Eduardo Sánchez Rugeles is a fiction writer, screenwriter, and teacher. His five previous novels are: Blue Label, winner of the Arturo Uslar Pietri award for Latin American literature and shortlisted for the Critics Award of Venezuela; Transylvania, Unplugged, shortlisted for the Arturo Uslar Pietri award; Liubliana, honorable mention, Sor Juana Inés de la Cruz Bicentennial Literary Award, and winner of the Critics Award of Venezuela; Jezebel; and Julián. He is cowriter of the films Opposite Direction, Jezebel, and The Consequences. He presently lives in Madrid.

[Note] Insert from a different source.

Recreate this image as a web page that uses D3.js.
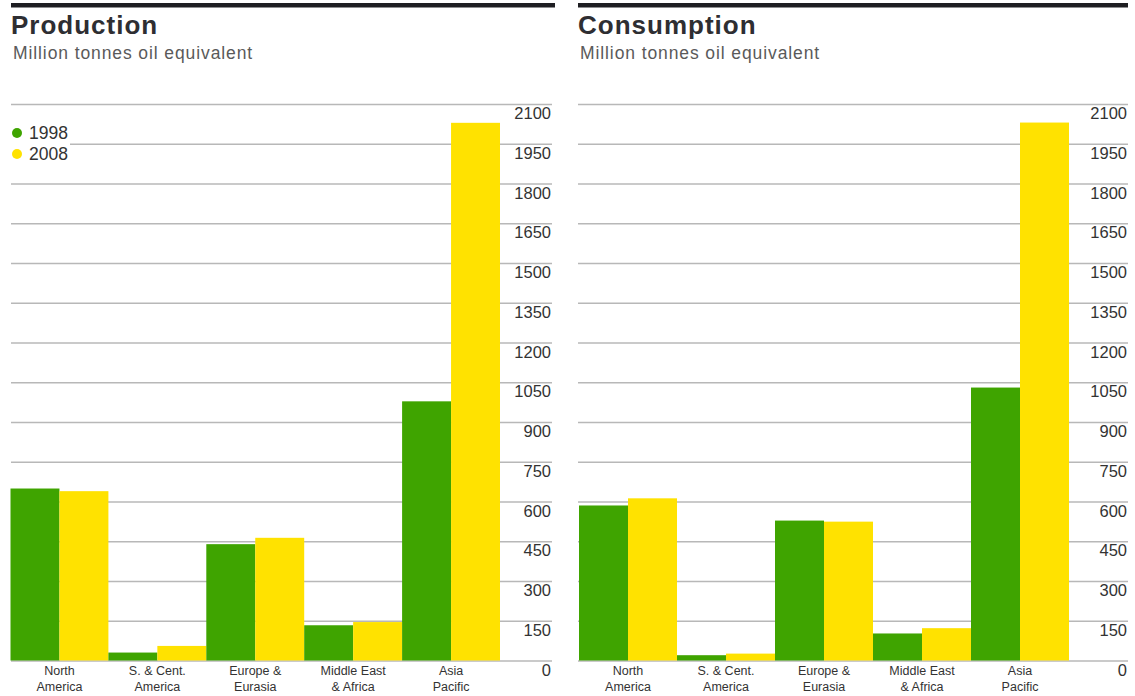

Paul Filev is a Melbourne-based literary translator and editor who translates from the Macedonian and the Spanish. His translations include the novels Alma Mahler by Sasho Dimoski (Dalkey Archive Press, 2018), Blue Label by Eduardo Sánchez Rugeles (Turtle Point Press, 2018), and the anthology Contemporary Macedonian Fiction (Dalkey Archive Press, 2019).

Reviews

"[The Lisbon Syndrome] celebrates...the power of stories to raise our awareness of the value of life in the midst of tragedies.... [The] novel offers many surprises right up to the end."
--Edward Waters Hood, World Literature Today


"The Lisbon Syndrome is very dark, but [with]...an underlying sense of hopefulness, a human spirit that still finds its way through.... [A]n effective portrait of contemporary Venezuela."
--M.A. Orthofer, The Complete Review


"The Lisbon Syndrome is a love song for two places, one that has vanished suddenly, another whose disappearance is unbearably slow. It's also a love song for the people who inhabited these places and keep fighting for them to the very end. Eduardo Sánchez Rugeles has written a courageous, beautiful novel."

―Rodrigo Hasbún, author of Affections


"The Lisbon Syndrome uses the notion of the apocalypse as a very explicit symbol, as a metaphor for a political debacle. Because if each human being is a universe, the world has ended once and again with each death. . . . The universes obliterated by the Venezuelan dictatorship cannot come back to life. Nevertheless, an apparent pessimistic view turns into a narration about the love for freedom and the ability to walk over ruins in order to protect it, to regain it, to own it."